While my interest in photography with old cameras has taken up much of my time over the past ten years, I haven't been able to resist looking into other subjects, a few of which are illustrated here.



My longest-running hobby is actually reading novels, mostly by Spanish and Latin American writers.  I never had patience for English and American literature, and always felt fiction something of a waste of time.  Reading in Spanish always seemed less self-indulgent as I could tell myself I was also building some language proficiency.

I'm not quite half-way through 2666 by Roberto Bolaño.  The endless digressions and philosophizing get a bit tiresome, but he was an accomplished storyteller, and I'm working at withholding judgment on the book until I'm done with it.  The story has a lot in common with the trilogy by Stieg Larsson, though the swede's style was more nimble.

Another writer with a lot in common with those two is Mario Vargas Llosa.  I've read most of his novels, including most recently La tía Julia y el escribidor and La guerra del fin del mundo.
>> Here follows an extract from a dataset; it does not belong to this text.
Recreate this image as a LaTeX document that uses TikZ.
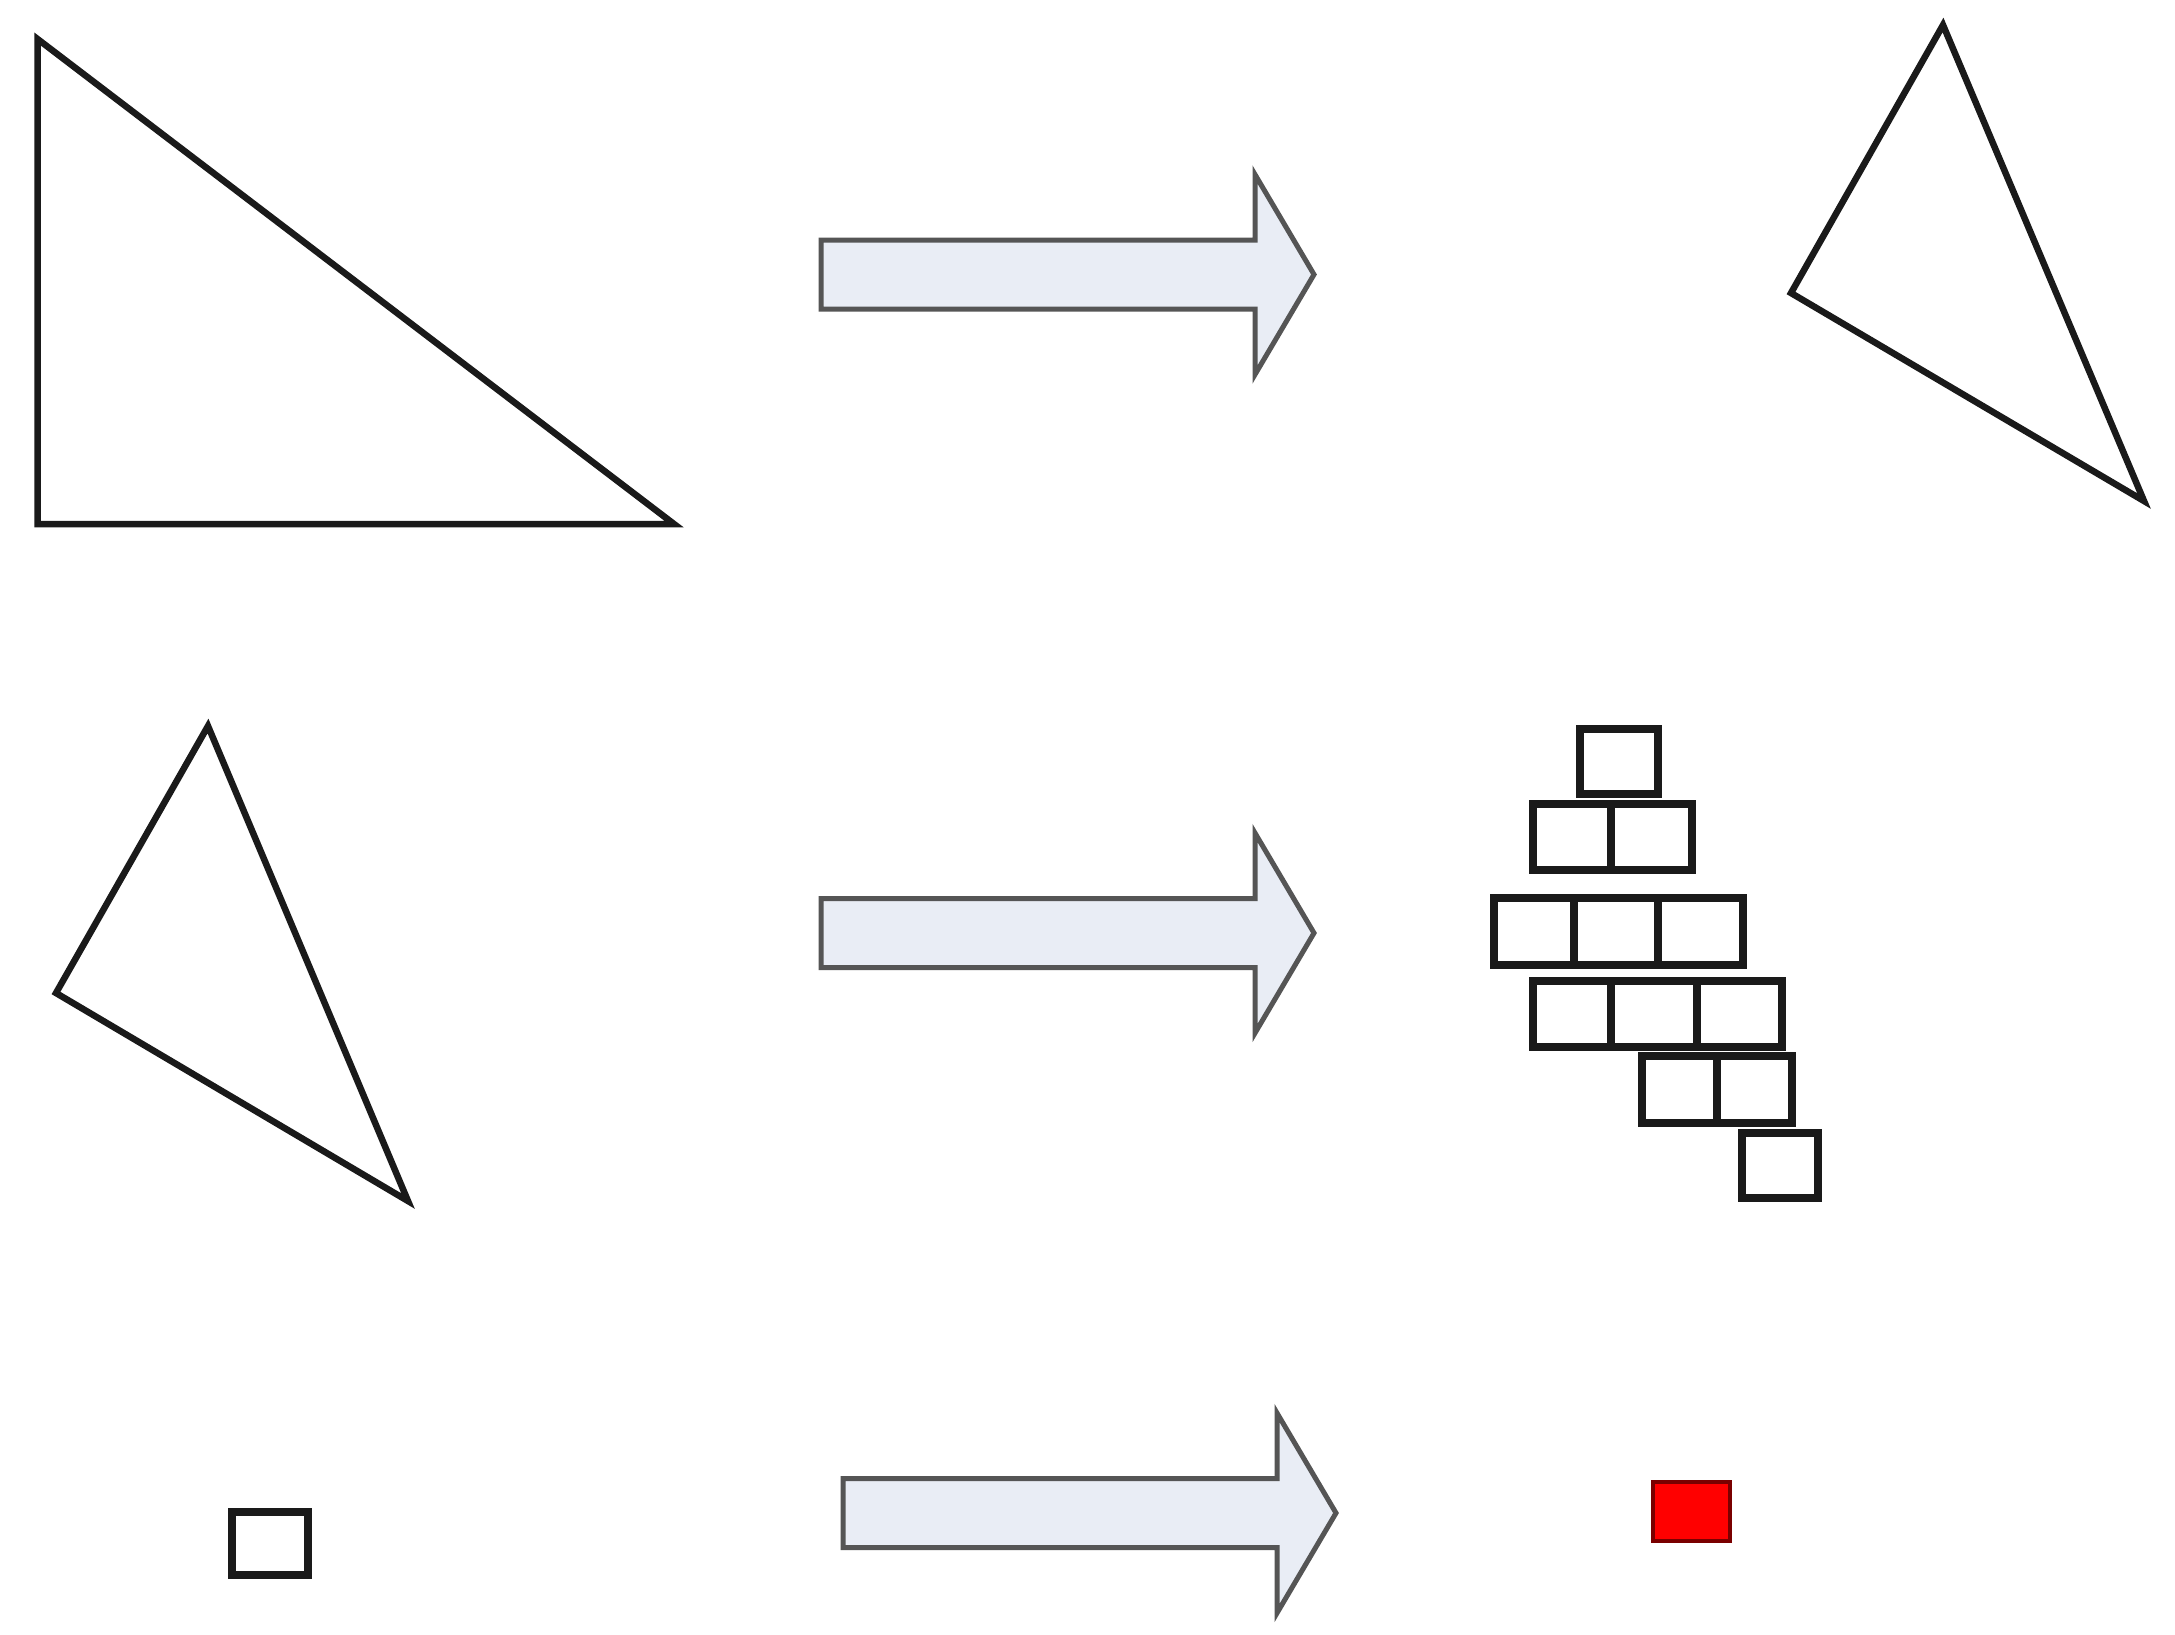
\documentclass[tikz,border=0pt]{standalone}
\definecolor{arrowfill}{HTML}{E9EDF5}
\definecolor{arrowedge}{HTML}{555555}
\definecolor{shapeedge}{HTML}{1A1A1A}
\definecolor{redfill}{HTML}{FF0000}
\definecolor{rededge}{HTML}{7A0000}
\tikzset{
  triline/.style={draw=shapeedge, line width=6.5pt, line join=miter},
  cellbox/.style={draw=shapeedge, line width=7.5pt},
  arrowline/.style={draw=arrowedge, fill=arrowfill, line width=5pt, line join=miter},
  fatarrow/.pic={\path[arrowline] (0,34.5) -- (434,34.5) -- (434,100) -- (493,0) -- (434,-100) -- (434,-34.5) -- (0,-34.5) -- cycle;}
}
\begin{document}
\begin{tikzpicture}[x=1pt,y=-1pt]
\useasboundingbox (0,0) rectangle (2175,1634);
\fill[white] (0,0) rectangle (2175,1634);
% triangle 1
\coordinate (t1a) at (37.5,39);
\coordinate (t1b) at (37.5,524);
\coordinate (t1c) at (674,524);
\draw[triline] (t1a) -- (t1b) -- (t1c) -- cycle;
% triangle 2
\coordinate (t2a) at (1943,25);
\coordinate (t2b) at (1791,293);
\coordinate (t2c) at (2144,501);
\draw[triline] (t2a) -- (t2b) -- (t2c) -- cycle;
% triangle 3
\coordinate (t3a) at (208,726);
\coordinate (t3b) at (56,993);
\coordinate (t3c) at (408,1201);
\draw[triline] (t3a) -- (t3b) -- (t3c) -- cycle;
% arrows
\pic at (821,274.5) {fatarrow};
\pic at (821,933) {fatarrow};
\pic at (843,1513) {fatarrow};
% small square
\draw[cellbox] (232,1512) rectangle (308,1575);
% red square
\draw[fill=redfill, draw=rededge, line width=3.5pt] (1653,1482) rectangle (1730,1541);
% grid of squares
\draw[cellbox] (1580,729) rectangle (1658,794);
\draw[cellbox] (1533,804) rectangle (1611,870);
\draw[cellbox] (1611,804) rectangle (1692,870);
\draw[cellbox] (1494,898) rectangle (1574,965);
\draw[cellbox] (1574,898) rectangle (1658,965);
\draw[cellbox] (1658,898) rectangle (1743,965);
\draw[cellbox] (1533,981) rectangle (1611,1047);
\draw[cellbox] (1611,981) rectangle (1697,1047);
\draw[cellbox] (1697,981) rectangle (1782,1047);
\draw[cellbox] (1642,1056) rectangle (1717,1123);
\draw[cellbox] (1717,1056) rectangle (1792,1123);
\draw[cellbox] (1742,1133) rectangle (1818,1198);
\end{tikzpicture}
\end{document}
Vargas Llosa is often slow in starting his stories; I was about eighty pages into La guerra before I felt I knew where the plot was headed.  The peruano's strength is in developing interesting characters, something that has been helped along considerably by his having lived with a succession of interesting women.

In the past few years I've been reading more non-English-speaking writers in Spanish translation.  I enjoyed the exotic stories told by Orhan Pamuk, and reading him in Spanish seems appropriate as Turkish and Spanish have some grammatical similarity in their use of a familiar tense.

Bolaño's novel is probably going to last me a couple more weeks at the rate I'm going.  After that, I'm hoping to read a bit of Tolstoy, possibly Anna Karenina.  I started to read it on line, but digesting a novel with my desktop is tiresome.  If anyone out there has a dog-eared copy of the Spanish edition, I would be happy to pay a reasonable price for it.